Last season, the Tampa Bay Rays introduced the "opener" strategy to regular-season baseball. Originally dreamed up by Bryan Grosnick, the opener works by rearranging how pitchers are deployed: a middle reliever starts (or "opens") the game, with the usual starter slotting in thereafter. Ideally, it allows for a platoon advantage early on and prevents weaker starting pitchers from being overexposed by facing the opponent's best hitters too many times.

It makes sense on paper. There's probably some marginal value to be gleaned there, depending on the team's personnel, their buy-in and their deployment. But there's also an ugly side to the whole thing: the idea that the Rays were implementing the opener as a means to avoid paying for traditional starting pitchers and/or suppressing the wages of their pitching prospects.

Whether or not that was the intention, it seemed certain that the opener would eventually have some impact on starters' salaries. The only surprise is that "eventually" might have already arrived. A handful of teams have been asked about implementing the opener during the Winter Meetings and replied either affirmatively or with a nod toward considering it in due time. To wit:

For those keeping score, that's a sixth of the league considering a radical shift in approach. Sure, not all of them were going to be high rollers this winter, and a few are still rumored to be interested in starting pitchers -- the Rays have been linked to Charlie Morton, for instance -- but you can see how this could result in another frosty offseason for certain mid-rotation arms, if not this winter, then in a year or two when half the league or more is co-opting the opener.

Obviously you can argue this is the natural evolution of baseball; that it's not too different from platooning hitters or using defensive subs; that the pitchers who are shunned for openers are those who are too flawed in some regard or another and so on. But the reality is that we don't even have a great way of judging how effective the opener was for the Rays. Just looking at the combined raw totals wouldn't seem to do the trick. (Though, for those wondering, the openers combined for a 3.91 ERA in starts -- equal to or worse than the marks posted by "bulk pitchers" such as Ryan Yarbrough and Yonny Chirinos.)

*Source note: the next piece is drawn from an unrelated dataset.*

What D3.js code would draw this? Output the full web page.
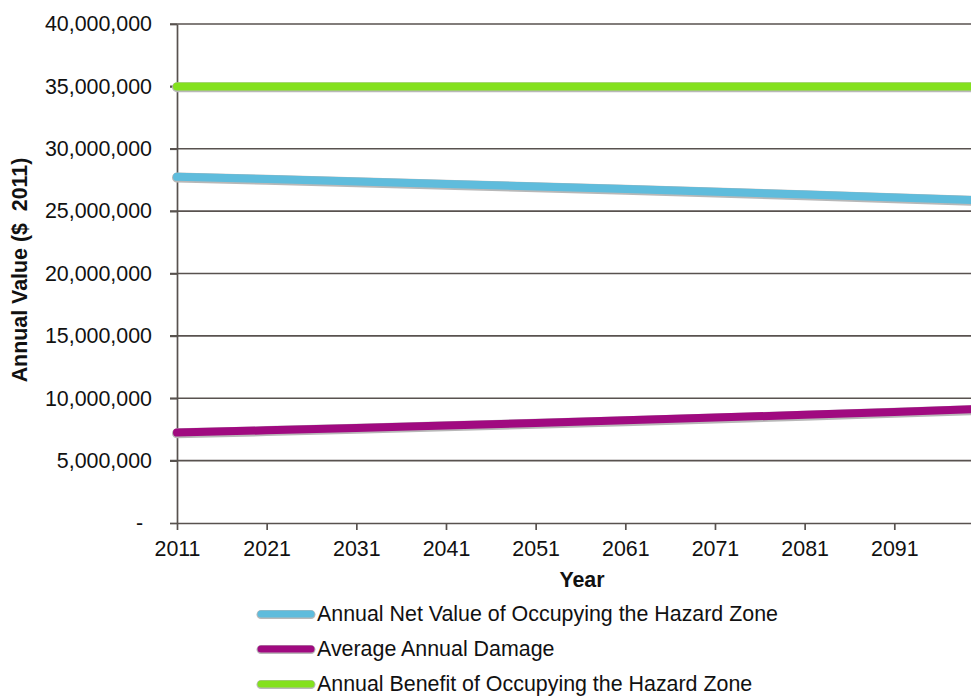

Maybe teams have done the math to a greater extent -- comparing how the Rays' pitchers performed versus a simulation of how they would've performed if used traditionally, or something along those lines -- yet there are sample size caveats to consider. Besides, it doesn't help that many of the teams rushing to embrace the opener are among the game's stingiest -- the Rays, Athletics and Pirates rank in the bottom five in tax dollars, per Cot's Contracts. Desperation might breed innovation, but no one ever said what the desperation concerned.

We'll see how the winter plays out. Just don't be surprised if the opener becomes more of a talking point for reasons that have more to do with dollars than wins.